- [WRITTEN EXERCISE]
From the first line of the data down to and including the line with "import pandas as pd", copy everything exactly, leaving out pictures.

- [MATERIAL PROVIDED]

____________

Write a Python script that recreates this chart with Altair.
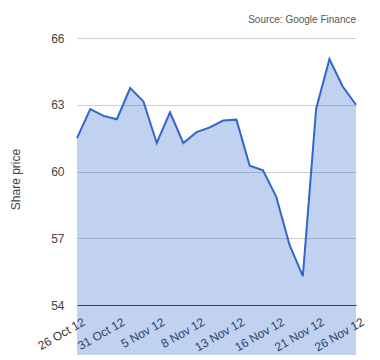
import altair as alt
import pandas as pd

dates = ["26 Oct 12", "29 Oct 12", "30 Oct 12", "31 Oct 12", "1 Nov 12", "2 Nov 12",
         "5 Nov 12", "6 Nov 12", "7 Nov 12", "8 Nov 12", "9 Nov 12", "12 Nov 12",
         "13 Nov 12", "14 Nov 12", "15 Nov 12", "16 Nov 12", "19 Nov 12", "20 Nov 12",
         "21 Nov 12", "22 Nov 12", "23 Nov 12", "26 Nov 12"]
price = [61.5, 62.8, 62.5, 62.35, 63.75, 63.15, 61.28, 62.66, 61.28, 61.77, 61.98,
         62.29, 62.33, 60.26, 60.05, 58.86, 56.7, 55.3, 62.82, 65.05, 63.82, 63.0]
tick_labels = dates[::3]
y_ticks = [54, 57, 60, 63, 66]

df = pd.DataFrame({"date": dates, "price": price})

FONT = "Liberation Sans"

chart = alt.Chart(df).mark_area(
    color="#3366cc", opacity=0.3, line={"color": "#3366cc", "strokeWidth": 2, "opacity": 1}
).encode(
    x=alt.X("date:O", sort=dates, scale=alt.Scale(type="point", padding=0),
            axis=alt.Axis(values=tick_labels, labelAngle=-30, labelAlign="right",
                          labelBaseline="top", labelOffset=4, labelPadding=11,
                          title=None, ticks=False,
                          domainColor="#333333", domainWidth=1,
                          labelFontSize=12, labelColor="#333333", labelFont=FONT, grid=False)),
    y=alt.Y("price:Q", scale=alt.Scale(domain=[54, 66], nice=False, zero=False),
            axis=alt.Axis(values=y_ticks, title="Share price", domain=False, ticks=False,
                          gridColor="#cccccc", labelPadding=13, labelFontSize=12,
                          labelColor="#444444", labelFont=FONT, titleFont=FONT,
                          titleFontSize=12, titleFontWeight="normal", titleColor="#444444",
                          titlePadding=28, titleY=141)),
).properties(
    width=279, height=267,
    autosize=alt.AutoSizeParams(type="none"),
    padding={"left": 69, "top": 30, "right": 16, "bottom": 50},
    title=alt.TitleParams("Source: Google Finance", anchor="end", frame="group",
                          fontSize=10, font=FONT, fontWeight="normal", color="#555555",
                          offset=7),
).configure_view(stroke=None)

chart.save("out.html", embed_options={"renderer": "svg", "actions": False})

____________

- [EXERCISE OUTPUT]
Write a Python script that recreates this chart with Altair.
import altair as alt
import pandas as pd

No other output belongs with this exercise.